I agree that I'm not happy with the startup times of snap packages. But these are not the reason for my problems, and if Snap was the only problem I have, well I can just not use it. Probably even uninstall if I want, change to KDE and a different app store.
People keep suggesting that I try their favorite distro and that it won't have these problems. But when I dig a bit deeper into any of the suggestions there's plenty of recent threads like mine.
As someone else above said, people who plan to run Linux will choose hardware that's known to work, and won't have these problems. That's the key, it's not about the distro you choose, it's the hardware.
Fedora might support your hardware better, (newer kernel) and not have snap.
Windows also sometimes has these kinds of problems. Plus I usually have to dig up many commands to turn off user-hostile defaults or free up a quarter terabyte of disk space wasted. Was an obscure diskadm cli I’ve never heard of.
The perfect OS doesn’t exist, maybe not even a good one.
> Windows also sometimes has these kinds of problems
Undeniably, over many years of using Windows I've had many problems. But never this amount on a fresh install. And most windows problems can be fixed with driver updates or changed settings. Linux problems pretty much all require you to be comfortable entering console commands, which the vast majority of people are not.
As mentioned, every windows install will want to run obscure disk cli to free up tons of disk space and probably a few powershells to stop ads, telemetry. Sometimes malware mitigations. Not all of them have gui options.
Every OS I spend several hours setting up. At least with Linux I’ve automated it.
Well, I just run a tool like ShutUp10 once after installing Windows and 99% of these problems are gone.
However, I'm well aware of those problems with Windows. I switched, after all. However, you know what Windows doesn't do? Force me to keep opening my laptop screen to get a login on my external monitor, which I don't think is fixable. Or reset my laptop screen brightness to minimum every day so that I can't even see the login prompt without closing the curtains.
It's good to know that "Linux is only free if your time is worthless" still holds true after all these years. From the way many talk, I honestly thought it might have changed.
Not really, last year I was foolish enough to have bought a NUC without properly checking its Linux support, because I assumed usually the problems nowadays would only be laptop related, on desktop like systems we're pretty safe.

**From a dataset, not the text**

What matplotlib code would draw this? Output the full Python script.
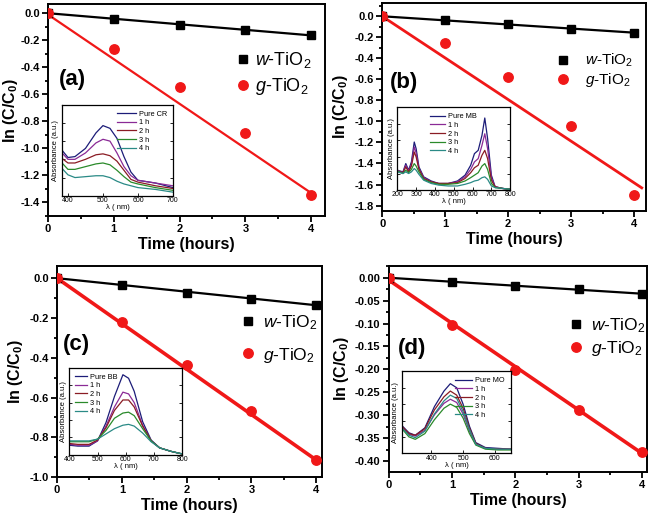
import numpy as np
import matplotlib
matplotlib.use("Agg")
import matplotlib.pyplot as plt
from matplotlib.ticker import MultipleLocator

plt.rcParams['font.family'] = ['Liberation Sans', 'DejaVu Sans']
plt.rcParams['mathtext.fontset'] = 'custom'
plt.rcParams['mathtext.rm'] = 'Liberation Sans'
plt.rcParams['mathtext.it'] = 'Liberation Sans:italic'
plt.rcParams['mathtext.bf'] = 'Liberation Sans:bold'

# ---------------- data ----------------
time_h = [0, 1, 2, 3, 4]

w_a = [0.0, -0.042, -0.086, -0.126, -0.163]
g_a = [0.0, -0.262, -0.543, -0.884, -1.346]
w_b = [0.0, -0.040, -0.078, -0.118, -0.158]
g_b = [0.0, -0.258, -0.573, -1.04, -1.70]
w_c = [0.0, -0.035, -0.074, -0.105, -0.135]
g_c = [0.0, -0.222, -0.436, -0.667, -0.915]
w_d = [0.0, -0.0095, -0.017, -0.025, -0.035]
g_d = [0.0, -0.103, -0.2007, -0.288, -0.381]

# fitted lines: (slope, intercept, end time)
fit_w = {'a': (-0.041, 0.0, 4.0), 'b': (-0.039, 0.0, 4.0),
         'c': (-0.034, 0.0, 4.0), 'd': (-0.0087, 0.0, 4.0)}
fit_g = {'a': (-0.330, -0.01, 4.02), 'b': (-0.396, 0.0, 4.12),
         'c': (-0.2285, 0.0, 4.0), 'd': (-0.0945, -0.005, 4.0)}

spec_labels_time = ['1 h', '2 h', '3 h', '4 h']

# inset (a) Congo red
wl_a = [383, 400, 420, 450, 480, 500, 520, 540, 560, 580, 600, 650, 700]
sa = [
    [0.50, 0.42, 0.43, 0.52, 0.69, 0.77, 0.74, 0.63, 0.43, 0.26, 0.17, 0.14, 0.09],
    [0.47, 0.40, 0.40, 0.47, 0.58, 0.62, 0.60, 0.47, 0.32, 0.22, 0.17, 0.14, 0.11],
    [0.41, 0.36, 0.36, 0.40, 0.45, 0.46, 0.44, 0.38, 0.28, 0.18, 0.15, 0.11, 0.08],
    [0.36, 0.29, 0.29, 0.32, 0.35, 0.36, 0.34, 0.28, 0.21, 0.15, 0.13, 0.09, 0.06],
    [0.30, 0.23, 0.20, 0.21, 0.22, 0.22, 0.20, 0.16, 0.13, 0.11, 0.09, 0.07, 0.04],
]
# inset (b) methylene blue
wl_b = [200, 230, 245, 260, 275, 290, 300, 315, 340, 380, 420, 470, 520, 560,
        590, 610, 630, 650, 665, 680, 700, 720, 760, 800]
sb = [
    [0.24, 0.22, 0.32, 0.24, 0.34, 0.58, 0.50, 0.28, 0.16, 0.11, 0.08, 0.08, 0.11, 0.18,
     0.30, 0.44, 0.48, 0.66, 0.87, 0.62, 0.18, 0.04, 0.02, 0.01],
    [0.24, 0.21, 0.30, 0.23, 0.31, 0.52, 0.45, 0.26, 0.15, 0.10, 0.08, 0.08, 0.10, 0.16,
     0.25, 0.34, 0.38, 0.54, 0.68, 0.50, 0.15, 0.04, 0.02, 0.01],
    [0.23, 0.21, 0.28, 0.22, 0.29, 0.46, 0.40, 0.25, 0.14, 0.10, 0.08, 0.08, 0.09, 0.14,
     0.21, 0.27, 0.30, 0.42, 0.48, 0.38, 0.12, 0.04, 0.02, 0.01],
    [0.23, 0.20, 0.24, 0.21, 0.25, 0.32, 0.29, 0.22, 0.13, 0.09, 0.07, 0.07, 0.08, 0.11,
     0.15, 0.18, 0.21, 0.29, 0.32, 0.25, 0.08, 0.03, 0.02, 0.01],
    [0.22, 0.20, 0.22, 0.20, 0.22, 0.26, 0.24, 0.19, 0.12, 0.08, 0.06, 0.05, 0.05, 0.07,
     0.09, 0.11, 0.12, 0.15, 0.16, 0.13, 0.05, 0.03, 0.02, 0.01],
]
# inset (c) brilliant blue
wl_c = [400, 430, 470, 500, 530, 560, 590, 610, 630, 660, 690, 720, 760, 800]
sc = [
    [0.11, 0.10, 0.10, 0.16, 0.37, 0.67, 0.92, 0.88, 0.73, 0.38, 0.17, 0.08, 0.04, 0.01],
    [0.12, 0.11, 0.11, 0.16, 0.33, 0.55, 0.72, 0.70, 0.60, 0.34, 0.16, 0.08, 0.04, 0.01],
    [0.13, 0.12, 0.12, 0.17, 0.31, 0.51, 0.63, 0.63, 0.55, 0.33, 0.16, 0.08, 0.04, 0.01],
    [0.15, 0.15, 0.15, 0.18, 0.28, 0.42, 0.48, 0.49, 0.45, 0.30, 0.16, 0.08, 0.04, 0.01],
    [0.16, 0.16, 0.16, 0.18, 0.24, 0.30, 0.34, 0.35, 0.33, 0.25, 0.15, 0.08, 0.04, 0.01],
]
# inset (d) methyl orange
wl_d = [310, 330, 350, 380, 410, 440, 460, 480, 500, 520, 540, 570, 610, 650]
sd = [
    [0.33, 0.25, 0.22, 0.31, 0.57, 0.76, 0.85, 0.80, 0.60, 0.33, 0.13, 0.07, 0.06, 0.05],
    [0.31, 0.23, 0.21, 0.28, 0.47, 0.61, 0.66, 0.62, 0.48, 0.27, 0.11, 0.06, 0.05, 0.05],
    [0.32, 0.24, 0.22, 0.30, 0.53, 0.69, 0.76, 0.71, 0.55, 0.31, 0.12, 0.06, 0.05, 0.05],
    [0.29, 0.20, 0.17, 0.24, 0.41, 0.55, 0.60, 0.56, 0.43, 0.24, 0.10, 0.05, 0.04, 0.04],
    [0.30, 0.22, 0.19, 0.27, 0.48, 0.64, 0.71, 0.67, 0.51, 0.29, 0.11, 0.06, 0.05, 0.05],
]
spec_colors = ['#1c1c78', '#8a2a96', '#8a1c24', '#2a8a2a', '#2a8a86']

# ---------------- figure ----------------
fig = plt.figure(figsize=(6.6, 5.18), dpi=100)

panels = {
    'a': dict(rect=[0.0727, 0.583, 0.4197, 0.409], xlim=(0, 4.21), ylim=(-1.50, 0.067),
              ymaj=0.2, ymin=0.1, fmt='%.1f', w=w_a, g=g_a, glw=1.6,
              lab=(0.04, 0.642), leg=(0.671, 0.672), lfs=13, lsp=0.3, ltp=0.17,
              inset=[0.094, 0.622, 0.168, 0.176], wl=wl_a, sp=sa, dye='Pure CR',
              ixlim=(383, 700), ixt=[400, 500, 600, 700], iloc='upper right', ihl=2.6),
    'b': dict(rect=[0.579, 0.593, 0.400, 0.402], xlim=(0, 4.19), ylim=(-1.85, 0.13),
              ymaj=0.2, ymin=0.1, fmt='%.1f', w=w_b, g=g_b, glw=2.0,
              lab=(0.03, 0.615), leg=(0.657, 0.673), lfs=11, lsp=0.13, ltp=0.9,
              inset=[0.602, 0.633, 0.171, 0.160], wl=wl_b, sp=sb, dye='Pure MB',
              ixlim=(200, 800), ixt=[200, 300, 400, 500, 600, 700, 800], iloc='upper center',
              ihl=2.0),
    'c': dict(rect=[0.0864, 0.079, 0.4015, 0.407], xlim=(0, 4.09), ylim=(-1.0, 0.06),
              ymaj=0.2, ymin=0.1, fmt='%.1f', w=w_c, g=g_c, glw=2.6,
              lab=(0.023, 0.63), leg=(0.688, 0.656), lfs=12.5, lsp=0.8, ltp=0.36,
              inset=[0.105, 0.122, 0.171, 0.168], wl=wl_c, sp=sc, dye='Pure BB',
              ixlim=(400, 800), ixt=[400, 500, 600, 700, 800], iloc='upper left', ihl=1.6),
    'd': dict(rect=[0.589, 0.0888, 0.392, 0.398], xlim=(0, 4.09), ylim=(-0.424, 0.026),
              ymaj=0.05, ymin=0.025, fmt='%.2f', w=w_d, g=g_d, glw=2.6,
              lab=(0.035, 0.597), leg=(0.692, 0.653), lfs=12.5, lsp=0.23, ltp=0.36,
              inset=[0.609, 0.125, 0.165, 0.158], wl=wl_d, sp=sd, dye='Pure MO',
              ixlim=(308, 650), ixt=[400, 500, 600], iloc='upper right', ihl=2.4),
}

red = '#f01818'
for key, p in panels.items():
    ax = fig.add_axes(p['rect'])
    sw, bw, ew = fit_w[key]
    sg, bg, eg = fit_g[key]
    tw = np.array([0, ew])
    tg = np.array([0, eg])
    ax.plot(tw, sw * tw + bw, color='black', lw=1.6, zorder=2)
    ax.plot(tg, sg * tg + bg, color=red, lw=p['glw'], zorder=2)
    ax.plot(time_h, p['w'], 's', color='black', ms=5.2, ls='none', zorder=3,
            label=r'$\it{w}$-TiO$_2$')
    ax.plot(time_h, p['g'], 'o', color=red, ms=6.8, ls='none', zorder=3,
            label=r'$\it{g}$-TiO$_2$')
    ax.set_xlim(*p['xlim'])
    ax.set_ylim(*p['ylim'])
    ax.xaxis.set_major_locator(MultipleLocator(1))
    ax.xaxis.set_minor_locator(MultipleLocator(0.5))
    ax.yaxis.set_major_locator(MultipleLocator(p['ymaj']))
    ax.yaxis.set_minor_locator(MultipleLocator(p['ymin']))
    ax.yaxis.set_major_formatter(matplotlib.ticker.FormatStrFormatter(p['fmt']))
    ax.tick_params(which='both', direction='out', top=False, right=False, width=1.3)
    ax.tick_params(which='major', length=4, labelsize=8, pad=2)
    ax.tick_params(which='minor', length=2.5)
    for lbl in ax.get_xticklabels() + ax.get_yticklabels():
        lbl.set_fontweight('bold')
    for s in ax.spines.values():
        s.set_linewidth(1.4)
    ax.set_xlabel('Time (hours)', fontsize=11.5, fontweight='bold', labelpad=2)
    ax.set_ylabel(r'ln (C/C$_\mathbf{0}$)', fontsize=11.5, fontweight='bold',
                  labelpad=0.5 if key == 'a' else 3)
    ax.text(p['lab'][0], p['lab'][1], '(%s)' % key, transform=ax.transAxes,
            fontsize=16, fontweight='bold', ha='left', va='center')
    ax.legend(loc='center left', bbox_to_anchor=p['leg'], frameon=False,
              fontsize=p['lfs'], borderpad=0, borderaxespad=0, handlelength=1.0,
              handletextpad=p['ltp'], labelspacing=p['lsp'])

    ia = fig.add_axes(p['inset'])
    names = [p['dye']] + spec_labels_time
    for spec, c, nm in zip(p['sp'], spec_colors, names):
        ia.plot(p['wl'], spec, color=c, lw=0.9, label=nm)
    ia.set_xlim(*p['ixlim'])
    ia.set_ylim(0, 1)
    ia.set_xticks(p['ixt'])
    ia.yaxis.set_major_locator(MultipleLocator(0.2))
    ia.set_yticklabels([])
    ia.tick_params(direction='in', length=2, width=0.6, labelsize=5, pad=1,
                   right=True, top=False)
    for s in ia.spines.values():
        s.set_linewidth(0.9)
    ia.set_xlabel('λ ( nm)', fontsize=5.5, labelpad=0)
    ia.set_ylabel('Absorbance (a.u.)', fontsize=5.5, labelpad=1)
    ia.legend(loc=p['iloc'], frameon=False, fontsize=5.3, handlelength=p['ihl'],
              labelspacing=0.2, borderpad=0.3, handletextpad=0.4)

fig.savefig('out.png', dpi=100)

Never managed to find a distribution that supported the UEFI bios, booting from an internal SSD, only from external storage via SSD, after so many attempts across a few months, I also managed to burn something on the motherboard.
Conclusion, 300 euros thrown into the local recycling center.
I know Linux systems since 1995's Summer, do regularly manage Linux servers at work, and still this thing failed on me, now imagine regular people.
The things you mentioned work fine in Linux. There’s one exception, in that brand new intel/amd hardware typically takes three to six months to get decent support. During that time one should use bleeding-edge Fedora which should get better every week.
In all honesty though, there's a tonne of easy to recommend distros which don't need set up if you are a "normie" just wanting to get online:
- Elementary - Mint - Ubuntu
I think the real "secret sauce" for ChomeOS' success is basically big coorporate backing and being from-a-store-buyable. I think the truth is that nobody other tham techies is likely to want to install an OS themselves.